Urban gardens help cities fight climate change
07-01-2025

Urban gardens help cities fight climate change

Warsaw isn’t short on parks or tree-lined boulevards, but a trio of Polish universities wondered whether smaller, resident-run gardens could add something crucial to the capital’s climate resilience.

To find out, researchers from SWPS University, Warsaw University of Technology, and the Warsaw University of Life Sciences mapped every vacant meadow, former orchard, and post-industrial lot within easy walking distance of apartment blocks.

They came up with a staggering 1,864 hectares (4,600 acres) – more than enough space, they say, for a citywide network of community gardens that soak up stormwater, cool overheated streets, and capture carbon.

The investigation combined that spatial analysis with more than 250 in-depth interviews. The goal was to see who is already gardening, what motivates them, and how much social capital – trust, shared norms, cooperative spirit – might be harvested alongside tomatoes and herbs.

Who uses the urban gardens

It turns out the movement is surprisingly broad. Urban gardening brings together all social groups, the team reports, from school children planting pollinator patches to cultural institutions converting courtyards into micro-farms.

Still, two cohorts dominate the regular volunteer lists: retirees – often women with higher education – and young middle class families.

Most gardens revolve around a core group of 10 to 15 steady hands, supplemented by casual helpers and passers-by who stop to chat, water, or simply lounge among the raised beds.

Motivation of urban gardeners

Why do they show up week after week? According to study co-author Piotr Majewski of SWPS University, the motivations of urban gardeners vary.

“The most important ones are: reconnection to nature, positive contribution to the environment, social relations, and mutual learning between gardeners,” said Majewski.

Food, interestingly, is not the primary driver. Leaders said harvests help, but real value comes from biodiversity, composting, and public workshops on sustainable living.

Tiny plots, big impact

Those activities tally with an expanding body of international research linking urban agriculture to climate adaptation.

Even pocket-size plots act as carbon sinks, trap particulate pollution, and soften the urban heat island. Raised beds can be engineered to hold back flash-flood water, while compost heaps divert organic waste from landfills.

For Warsaw, the numbers are compelling. Nearly all of the identified 1,864 hectares (4,600 acres) lie within a quarter mile of housing, meaning a potential garden is no farther than a ten-minute stroll for most residents – and often half that.

Such proximity, the experts argue, makes it easier to harness gardens as a distributed green-infrastructure network in a warming metropolis of nearly two million people.

Yet the real strength may be social. Garden groups knit neighbors together, boosting the informal networks that cities rely on during heatwaves, floods, or other climate-related shocks.

Many interviewees said they joined to cultivate community first, vegetables second. Regular workdays double as impromptu skill‐shares: retirees pass on horticultural know-how, children learn ecological stewardship, and newcomers forge local friendships.

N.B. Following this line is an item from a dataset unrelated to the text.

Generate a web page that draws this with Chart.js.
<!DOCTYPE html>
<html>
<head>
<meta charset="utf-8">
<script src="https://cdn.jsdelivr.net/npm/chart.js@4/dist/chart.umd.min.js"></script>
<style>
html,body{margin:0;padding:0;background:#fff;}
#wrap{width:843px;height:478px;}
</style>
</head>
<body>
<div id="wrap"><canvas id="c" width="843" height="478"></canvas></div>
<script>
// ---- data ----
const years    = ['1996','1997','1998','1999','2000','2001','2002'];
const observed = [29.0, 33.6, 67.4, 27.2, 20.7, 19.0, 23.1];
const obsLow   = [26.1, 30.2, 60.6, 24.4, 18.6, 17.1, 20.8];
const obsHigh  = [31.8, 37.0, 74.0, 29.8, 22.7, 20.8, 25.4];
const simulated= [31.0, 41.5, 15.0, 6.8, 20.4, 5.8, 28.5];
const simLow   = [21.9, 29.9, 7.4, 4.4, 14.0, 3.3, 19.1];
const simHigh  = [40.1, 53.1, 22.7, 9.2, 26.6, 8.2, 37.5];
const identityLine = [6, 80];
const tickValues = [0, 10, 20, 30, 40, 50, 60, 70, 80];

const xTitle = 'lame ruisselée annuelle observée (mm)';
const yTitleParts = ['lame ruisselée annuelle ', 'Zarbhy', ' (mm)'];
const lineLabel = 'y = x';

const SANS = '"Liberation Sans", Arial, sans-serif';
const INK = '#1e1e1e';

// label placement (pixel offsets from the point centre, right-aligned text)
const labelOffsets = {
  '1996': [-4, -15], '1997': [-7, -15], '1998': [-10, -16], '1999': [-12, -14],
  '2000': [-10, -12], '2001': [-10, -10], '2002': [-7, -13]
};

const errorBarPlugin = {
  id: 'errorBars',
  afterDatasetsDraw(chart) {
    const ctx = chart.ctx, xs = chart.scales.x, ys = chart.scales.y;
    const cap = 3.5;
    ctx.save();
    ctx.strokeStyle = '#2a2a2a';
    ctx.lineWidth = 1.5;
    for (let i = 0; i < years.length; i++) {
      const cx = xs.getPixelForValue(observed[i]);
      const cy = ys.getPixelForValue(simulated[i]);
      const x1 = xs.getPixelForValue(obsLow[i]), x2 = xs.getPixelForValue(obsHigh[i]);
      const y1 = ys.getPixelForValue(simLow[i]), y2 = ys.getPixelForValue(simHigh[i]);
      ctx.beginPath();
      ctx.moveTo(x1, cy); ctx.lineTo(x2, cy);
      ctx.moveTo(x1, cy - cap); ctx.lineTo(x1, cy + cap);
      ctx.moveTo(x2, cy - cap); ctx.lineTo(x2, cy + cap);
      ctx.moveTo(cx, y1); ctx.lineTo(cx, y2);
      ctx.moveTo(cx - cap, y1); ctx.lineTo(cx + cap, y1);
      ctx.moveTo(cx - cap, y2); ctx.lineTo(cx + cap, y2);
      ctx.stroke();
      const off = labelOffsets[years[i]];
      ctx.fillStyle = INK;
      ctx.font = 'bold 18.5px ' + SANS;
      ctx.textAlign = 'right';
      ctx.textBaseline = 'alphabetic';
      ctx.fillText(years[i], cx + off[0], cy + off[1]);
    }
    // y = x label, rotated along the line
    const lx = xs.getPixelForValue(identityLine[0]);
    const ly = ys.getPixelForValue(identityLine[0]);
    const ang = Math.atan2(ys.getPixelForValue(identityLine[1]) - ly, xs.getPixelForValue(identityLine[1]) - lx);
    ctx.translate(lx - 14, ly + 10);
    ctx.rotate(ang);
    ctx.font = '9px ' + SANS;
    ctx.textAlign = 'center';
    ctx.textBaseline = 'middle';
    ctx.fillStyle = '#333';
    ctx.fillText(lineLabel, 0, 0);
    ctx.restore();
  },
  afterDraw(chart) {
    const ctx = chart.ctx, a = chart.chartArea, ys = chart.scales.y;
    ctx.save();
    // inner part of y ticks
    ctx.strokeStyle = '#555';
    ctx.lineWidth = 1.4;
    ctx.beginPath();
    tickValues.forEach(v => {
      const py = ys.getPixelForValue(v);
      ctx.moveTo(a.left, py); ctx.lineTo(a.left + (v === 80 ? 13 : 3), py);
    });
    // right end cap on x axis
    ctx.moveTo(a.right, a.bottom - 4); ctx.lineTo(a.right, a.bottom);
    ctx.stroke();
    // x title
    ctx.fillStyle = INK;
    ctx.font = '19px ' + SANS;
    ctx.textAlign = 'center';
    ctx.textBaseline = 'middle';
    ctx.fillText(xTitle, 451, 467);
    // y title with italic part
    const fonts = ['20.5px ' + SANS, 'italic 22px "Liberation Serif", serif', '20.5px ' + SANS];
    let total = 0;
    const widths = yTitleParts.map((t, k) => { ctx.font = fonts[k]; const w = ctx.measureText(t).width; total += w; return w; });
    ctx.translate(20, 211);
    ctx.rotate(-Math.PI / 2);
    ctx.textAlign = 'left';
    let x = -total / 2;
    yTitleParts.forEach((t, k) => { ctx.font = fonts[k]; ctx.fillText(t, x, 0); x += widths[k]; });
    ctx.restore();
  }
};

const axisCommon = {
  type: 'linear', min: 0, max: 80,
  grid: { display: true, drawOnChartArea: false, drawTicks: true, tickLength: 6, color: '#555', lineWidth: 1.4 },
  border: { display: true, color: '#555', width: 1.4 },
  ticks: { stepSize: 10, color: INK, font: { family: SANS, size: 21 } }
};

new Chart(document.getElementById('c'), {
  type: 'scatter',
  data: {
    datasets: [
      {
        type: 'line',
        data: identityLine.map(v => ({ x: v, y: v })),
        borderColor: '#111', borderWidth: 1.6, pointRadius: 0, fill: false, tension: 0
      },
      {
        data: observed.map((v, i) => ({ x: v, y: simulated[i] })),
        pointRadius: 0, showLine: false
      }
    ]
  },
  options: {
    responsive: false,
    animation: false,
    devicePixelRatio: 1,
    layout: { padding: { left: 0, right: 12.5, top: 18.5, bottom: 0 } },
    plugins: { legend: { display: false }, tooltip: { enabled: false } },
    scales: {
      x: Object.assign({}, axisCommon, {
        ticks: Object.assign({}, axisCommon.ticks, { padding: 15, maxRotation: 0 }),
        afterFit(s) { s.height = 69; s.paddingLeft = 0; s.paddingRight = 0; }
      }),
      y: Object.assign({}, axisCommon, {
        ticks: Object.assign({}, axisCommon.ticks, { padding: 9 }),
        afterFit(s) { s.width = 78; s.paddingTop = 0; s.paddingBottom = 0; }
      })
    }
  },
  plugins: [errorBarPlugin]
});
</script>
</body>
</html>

Urban gardens in city plans

Majewski and his colleagues believe Warsaw’s planners should take that social-ecological synergy seriously.

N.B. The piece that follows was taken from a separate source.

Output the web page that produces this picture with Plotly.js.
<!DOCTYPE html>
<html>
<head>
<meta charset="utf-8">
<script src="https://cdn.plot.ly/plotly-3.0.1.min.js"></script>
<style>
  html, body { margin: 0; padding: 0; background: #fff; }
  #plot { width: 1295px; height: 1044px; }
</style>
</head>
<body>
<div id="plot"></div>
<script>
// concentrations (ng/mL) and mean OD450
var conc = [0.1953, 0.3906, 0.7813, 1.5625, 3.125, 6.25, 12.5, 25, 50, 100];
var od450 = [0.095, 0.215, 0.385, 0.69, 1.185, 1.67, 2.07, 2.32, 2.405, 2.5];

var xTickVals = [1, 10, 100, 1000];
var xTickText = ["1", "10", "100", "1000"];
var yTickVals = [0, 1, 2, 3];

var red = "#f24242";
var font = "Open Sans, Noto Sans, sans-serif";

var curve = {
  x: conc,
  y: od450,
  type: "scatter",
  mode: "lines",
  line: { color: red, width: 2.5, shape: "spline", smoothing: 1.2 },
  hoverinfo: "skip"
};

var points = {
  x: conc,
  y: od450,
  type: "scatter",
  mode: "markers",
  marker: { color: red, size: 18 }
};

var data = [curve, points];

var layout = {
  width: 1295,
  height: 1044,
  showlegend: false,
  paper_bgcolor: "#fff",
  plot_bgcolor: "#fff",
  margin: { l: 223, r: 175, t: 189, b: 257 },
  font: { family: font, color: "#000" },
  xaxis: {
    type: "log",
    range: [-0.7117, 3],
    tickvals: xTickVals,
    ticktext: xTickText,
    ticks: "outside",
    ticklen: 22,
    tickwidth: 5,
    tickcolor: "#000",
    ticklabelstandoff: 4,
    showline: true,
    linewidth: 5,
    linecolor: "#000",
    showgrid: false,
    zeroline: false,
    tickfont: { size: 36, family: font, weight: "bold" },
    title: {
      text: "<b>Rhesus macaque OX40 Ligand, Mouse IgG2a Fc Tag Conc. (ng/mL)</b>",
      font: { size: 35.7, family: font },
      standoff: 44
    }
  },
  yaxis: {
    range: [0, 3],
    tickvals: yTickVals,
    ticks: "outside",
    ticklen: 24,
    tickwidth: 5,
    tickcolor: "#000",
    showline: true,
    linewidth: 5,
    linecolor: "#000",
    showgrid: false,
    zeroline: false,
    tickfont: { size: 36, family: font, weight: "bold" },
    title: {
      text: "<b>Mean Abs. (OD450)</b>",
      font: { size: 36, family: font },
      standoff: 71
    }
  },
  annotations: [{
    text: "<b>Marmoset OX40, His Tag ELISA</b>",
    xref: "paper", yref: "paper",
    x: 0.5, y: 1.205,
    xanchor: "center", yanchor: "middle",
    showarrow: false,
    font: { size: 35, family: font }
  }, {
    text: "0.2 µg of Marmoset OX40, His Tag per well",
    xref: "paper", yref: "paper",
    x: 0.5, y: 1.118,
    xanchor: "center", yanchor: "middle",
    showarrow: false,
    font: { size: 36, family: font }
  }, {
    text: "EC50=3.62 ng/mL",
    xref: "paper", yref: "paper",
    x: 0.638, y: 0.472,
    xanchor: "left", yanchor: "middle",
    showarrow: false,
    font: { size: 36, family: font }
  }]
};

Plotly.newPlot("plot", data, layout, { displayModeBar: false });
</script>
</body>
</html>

“The system of community gardens should also be considered as a tool to support climate change adaptation solutions in urban policies in spatial planning – provided that they are considered an important link in the urban green infrastructure system,” he explained.

To get there, the researchers lay out a handful of recommendations. First, city hall could weave gardens into official zoning strategies rather than treating them as informal afterthoughts.

That might mean leasing public land at peppercorn rents, streamlining permits, or integrating gardens into new housing estates from the design phase.

Second, municipal agencies could supply starter kits – soil, timber, rain barrels – while leaving day-to-day management to residents. Third, wider publicity would help spread the idea beyond the usual eco-activist circles.

Scaling gardens citywide

The study also flags areas for further research. At what point does a collection of isolated plots start delivering measurable cooling or flood mitigation benefits?

How can Warsaw ensure that garden networks thrive in all districts, not just affluent ones with vocal community groups? And what responsibilities will fall on municipal departments when gardens become part of critical infrastructure rather than hobby spaces?

Those unknowns aside, the evidence is clear: Warsaw already hosts a vibrant cohort of “hero activists” who coax life from overlooked corners.

With modest institutional backing, their trowels and compost bins could double as climate-adaptation tools – cooling concrete and absorbing rainfall.

Perhaps most importantly, they help draw neighbors together in a city that will need every ounce of solidarity as temperatures rise.

The study is published in the journal Miscellanea Geographic.